We argue. We make up before we go to bed. I haven’t seen you in nearly a month now. What was it like to touch you, hold you, kiss you, be intimate with you? I remember, but I don’t want things to be different. I want it to be all the more passionate. I miss you. So dearly. Seeing your smiling face on my screen is wonderful but I want to be sitting in your lap talking about Nietzsche and the nature of human existence, because you are my muse and that is so rare, having a male significant other who is the muse rather than the woman but who cares, you are my muse. You motivate my writing so much. You are the inspiration behind all the romantic ideals and pretty much everything on this blog beyond 295. Mostly everything, I guess. I never intended for you to be my muse, it just happened.

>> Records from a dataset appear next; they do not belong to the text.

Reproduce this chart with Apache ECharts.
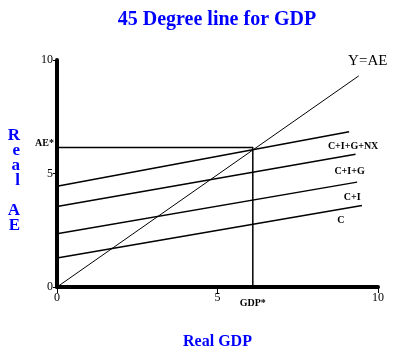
<!DOCTYPE html>
<html>
<head>
<meta charset="utf-8">
<script src="https://cdn.jsdelivr.net/npm/echarts@6/dist/echarts.min.js"></script>
<style>
  html, body { margin: 0; padding: 0; background: #fff; }
  #chart { width: 397px; height: 355px; }
</style>
</head>
<body>
<div id="chart"></div>
<script>
// endpoints of each line, [Real GDP, Real AE]
const yEqualsAE = [[0, 0], [9.4, 9.3]]
const cLine = [[0, 1.28], [9.5, 3.59]]
const ciLine = [[0, 2.35], [9.35, 4.62]]
const cigLine = [[0, 3.55], [9.3, 5.85]]
const cignxLine = [[0, 4.44], [9.1, 6.84]]
// equilibrium point
const gdpStar = 6.1
const aeStar = 6.15
const ticks = [0, 5, 10]

const serif = 'Liberation Serif'
const blue = '#0000ff'

const chart = echarts.init(document.getElementById('chart'))

function lineSeries(data, name, width, labelOpt) {
  const pts = data.map(p => ({ value: p }))
  if (labelOpt) {
    pts[pts.length - 1].label = Object.assign({
      show: true,
      formatter: name,
      color: '#000',
      fontFamily: serif,
      fontWeight: 'bold',
      fontSize: 10
    }, labelOpt)
  }
  return {
    name: name,
    type: 'line',
    data: pts,
    symbol: 'circle',
    symbolSize: 0,
    showSymbol: true,
    silent: true,
    animation: false,
    lineStyle: { color: '#000', width: width }
  }
}

chart.setOption({
  title: {
    text: '45 Degree line for GDP',
    top: 5,
    left: 212,
    textAlign: 'center',
    textStyle: { color: blue, fontFamily: serif, fontWeight: 'bold', fontSize: 20 }
  },
  grid: { left: 57, right: 19, top: 60, bottom: 61, containLabel: false },
  xAxis: {
    type: 'value',
    min: ticks[0],
    max: ticks[2],
    interval: 5,
    name: 'Real GDP',
    nameLocation: 'middle',
    nameGap: 47,
    nameTextStyle: { color: blue, fontFamily: serif, fontWeight: 'bold', fontSize: 16 },
    axisLine: { lineStyle: { color: '#000', width: 4 } },
    axisTick: { show: true, length: 6, lineStyle: { color: '#000', width: 1 } },
    axisLabel: { color: '#000', fontFamily: serif, fontSize: 12, margin: 5 },
    splitLine: { show: false }
  },
  yAxis: {
    type: 'value',
    min: ticks[0],
    max: ticks[2],
    interval: 5,
    name: '\nR\ne\na\nl\n\nA\nE',
    nameLocation: 'middle',
    nameRotate: 0,
    nameGap: 37,
    nameTextStyle: { color: blue, fontFamily: serif, fontWeight: 'bold', fontSize: 17, lineHeight: 15 },
    axisLine: { show: true, lineStyle: { color: '#000', width: 4 } },
    axisTick: { show: true, length: 4, lineStyle: { color: '#000', width: 1 } },
    axisLabel: { color: '#000', fontFamily: serif, fontSize: 12, margin: 4 },
    splitLine: { show: false }
  },
  series: [
    lineSeries(yEqualsAE, 'Y=AE', 1, { position: 'top', offset: [9, -2], fontWeight: 'normal', fontSize: 15 }),
    lineSeries(cignxLine, 'C+I+G+NX', 1.5, { position: 'bottom', offset: [4, 5] }),
    lineSeries(cigLine, 'C+I+G', 1.5, { position: 'bottom', offset: [-6, 7] }),
    lineSeries(ciLine, 'C+I', 1.5, { position: 'bottom', offset: [-5, 5] }),
    lineSeries(cLine, 'C', 1.5, { position: 'bottom', offset: [-21, 5] }),
    {
      type: 'line',
      symbol: 'circle',
      symbolSize: 0,
      showSymbol: true,
      silent: true,
      animation: false,
      lineStyle: { color: '#000', width: 1.5 },
      data: [
        { value: [0, aeStar], label: { show: true, formatter: 'AE*', position: 'left', offset: [2, -4], color: '#000', fontFamily: serif, fontWeight: 'bold', fontSize: 10 } },
        { value: [gdpStar, aeStar] },
        { value: [gdpStar, 0], label: { show: true, formatter: 'GDP*', position: 'bottom', offset: [0, 6], color: '#000', fontFamily: serif, fontWeight: 'bold', fontSize: 10 } }
      ]
    }
  ]
})
</script>
</body>
</html>
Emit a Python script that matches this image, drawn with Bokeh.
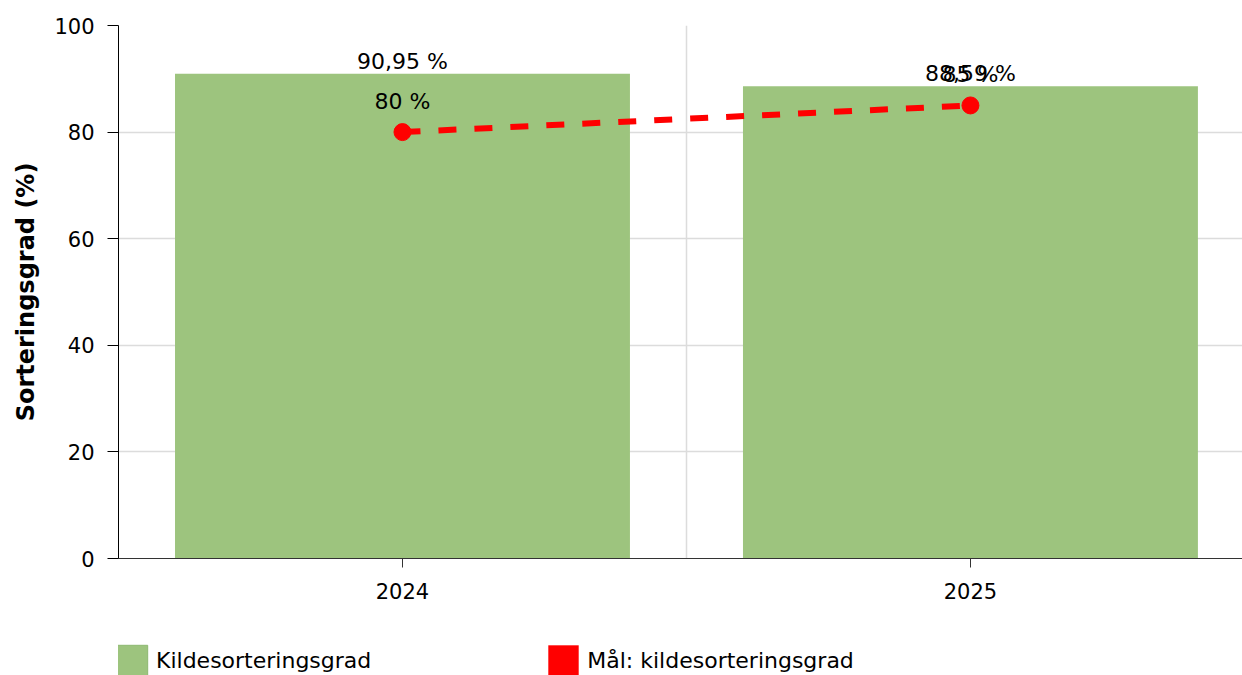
from bokeh.plotting import figure
from bokeh.layouts import column
from bokeh.models import ColumnDataSource, Range1d, FixedTicker, LabelSet, Legend, LegendItem
from bokeh.core.properties import value
from bokeh.embed import file_html
from bokeh.resources import INLINE

years = ["2024", "2025"]
sorting_rate = [90.95, 88.59]
target_rate = [80, 85]
bar_labels = ["90,95 %", "88,59 %"]
target_labels = ["80 %", "85 %"]
series_names = ["Kildesorteringsgrad", "Mål: kildesorteringsgrad"]

FONT = "DejaVu Sans"
GREEN = "#9DC47E"
RED = "#FF0000"

xs = [i + 0.5 for i in range(len(years))]
src = ColumnDataSource(dict(x=xs, bar=sorting_rate, target=target_rate,
                            bl=bar_labels, tl=target_labels, zero=[0] * len(xs)))

# the original chart's plot area runs a little past the right edge of the picture
p = figure(width=1242, height=605, output_backend="svg", toolbar_location=None,
           x_range=Range1d(0, 1.979), y_range=Range1d(0, 100),
           min_border_left=118, min_border_top=25, min_border_right=0, min_border_bottom=47)
p.outline_line_color = None
p.background_fill_color = "white"

p.xgrid.ticker = FixedTicker(ticks=list(range(1, len(years))))
p.xgrid.grid_line_color = "#dcdcdc"
p.ygrid.grid_line_color = "#dcdcdc"
p.xgrid.grid_line_width = 1.5
p.ygrid.grid_line_width = 1.5

bars = p.vbar(x="x", top="bar", width=0.801, source=src, fill_color=GREEN, line_color=None)
p.line(x="x", y="target", source=src, line_color=RED, line_width=6, line_dash="18 18")
p.scatter(x="x", y="target", source=src, size=17, fill_color=RED, line_color=RED)

p.add_layout(LabelSet(x="x", y="bar", text="bl", source=src, text_align="center",
                      text_baseline="alphabetic", y_offset=5, text_font=value(FONT),
                      text_font_size="22px", text_color="#000000"))
p.add_layout(LabelSet(x="x", y="target", text="tl", source=src, text_align="center",
                      text_baseline="alphabetic", y_offset=23, text_font=value(FONT),
                      text_font_size="22px", text_color="#000000"))

# axes
p.xaxis.ticker = FixedTicker(ticks=xs)
p.xaxis.major_label_overrides = {x: y for x, y in zip(xs, years)}
p.xaxis.minor_tick_line_color = None
p.xaxis.major_tick_out = 9
p.xaxis.major_tick_in = 0
p.xaxis.major_label_standoff = 15
p.xaxis.axis_line_color = "#333333"
p.xaxis.major_tick_line_color = "#333333"

p.yaxis.ticker = FixedTicker(ticks=[0, 20, 40, 60, 80, 100])
p.yaxis.minor_tick_line_color = None
p.yaxis.major_tick_out = 11
p.yaxis.major_tick_in = 0
p.yaxis.major_label_standoff = 13
p.yaxis.axis_label = "Sorteringsgrad (%)"
p.yaxis.axis_label_text_font_style = "bold"
p.yaxis.axis_label_standoff = 11
p.yaxis.axis_line_color = "#000000"
p.yaxis.major_tick_line_color = "#000000"

for ax in (p.xaxis, p.yaxis):
    ax.major_label_text_font = FONT
    ax.major_label_text_font_size = "21px"
    ax.major_label_text_color = "#000000"
    ax.axis_label_text_font = FONT
    ax.axis_label_text_font_size = "24px"
    ax.axis_label_text_color = "#000000"

# legend strip below the chart (its frame is aligned with the chart's frame)
lg = figure(width=1242, height=70, output_backend="svg", toolbar_location=None,
            x_range=Range1d(100, 200), y_range=Range1d(100, 200),
            x_axis_location=None, y_axis_location=None,
            min_border=0, outline_line_color=None)
lg.grid.visible = False
k1 = lg.vbar(x="x", top="zero", width=0.01, source=src, fill_color=GREEN, line_color="#8DB870")
k2 = lg.vbar(x="x", top="zero", width=0.01, source=src, fill_color=RED, line_color=None)
legend = Legend(items=[LegendItem(label=series_names[0], renderers=[k1]),
                       LegendItem(label=series_names[1], renderers=[k2])],
                orientation="horizontal", location=(-5, -4),
                glyph_width=38, glyph_height=38, label_standoff=5, spacing=173,
                label_width=214,
                label_text_font=FONT, label_text_font_size="22px",
                label_text_color="#000000", border_line_color=None,
                background_fill_alpha=0, padding=0, margin=0)
lg.add_layout(legend, "center")

open("out.html", "w").write(file_html(column(p, lg, spacing=0), INLINE))
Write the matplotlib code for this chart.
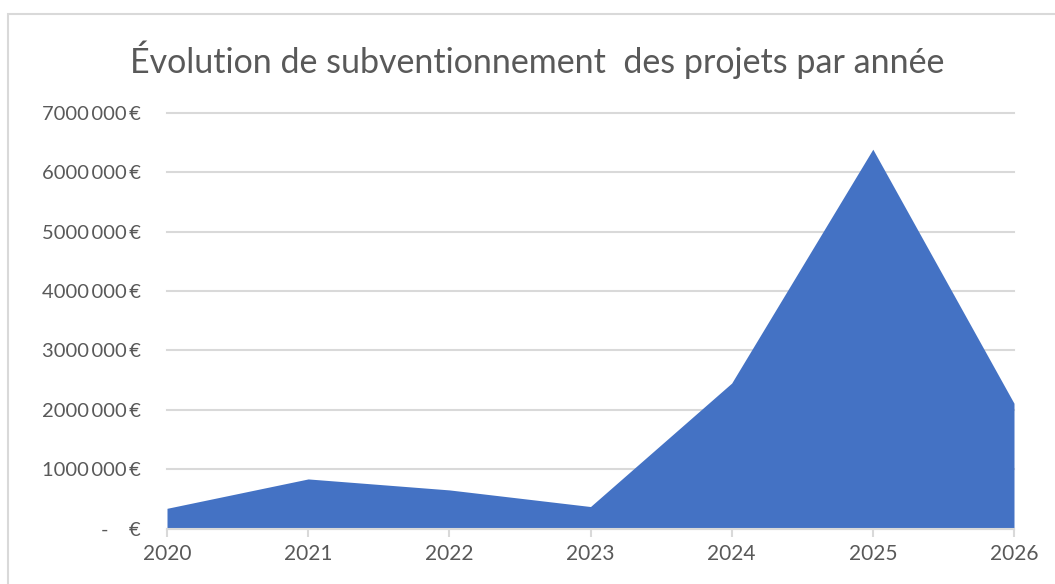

Yesterday, about what I said, I would see you everyday if I could. I want to see you everyday. But then I think about it and I know the both of us would get sick of the other not before long. I think about all the work we have to do and the steps we have to take to get where we want and it’s so hard and I love you and I really want us to be together forever because you’re the only one for me and I simply cannot bear the thought of losing the one so early on in my life. Live hard and fast, and not die young. Motivation is a funny thing, but we don’t have to be a funny thing. I don’t even know how I’m going to approach you today. Maybe I’ll just forget it because I’m pretty busy. I’ll wait for you to say something. Yes, the issue is resolved but it will probably arise in the future and I hate that you’re scared of me because I’m so unstable and I told you I had issues and yes maybe you listened and yes now it’s taking its toll on you and I’m sorry I warned you and I don’t know if it would have been worse if I kept it to myself but I think you would have been happier if I put on this grand show for you. Previewing tickets, premiere tickets, the tickets to the aftershow, just for you. Because I love you so fucking much and it’s killing us both.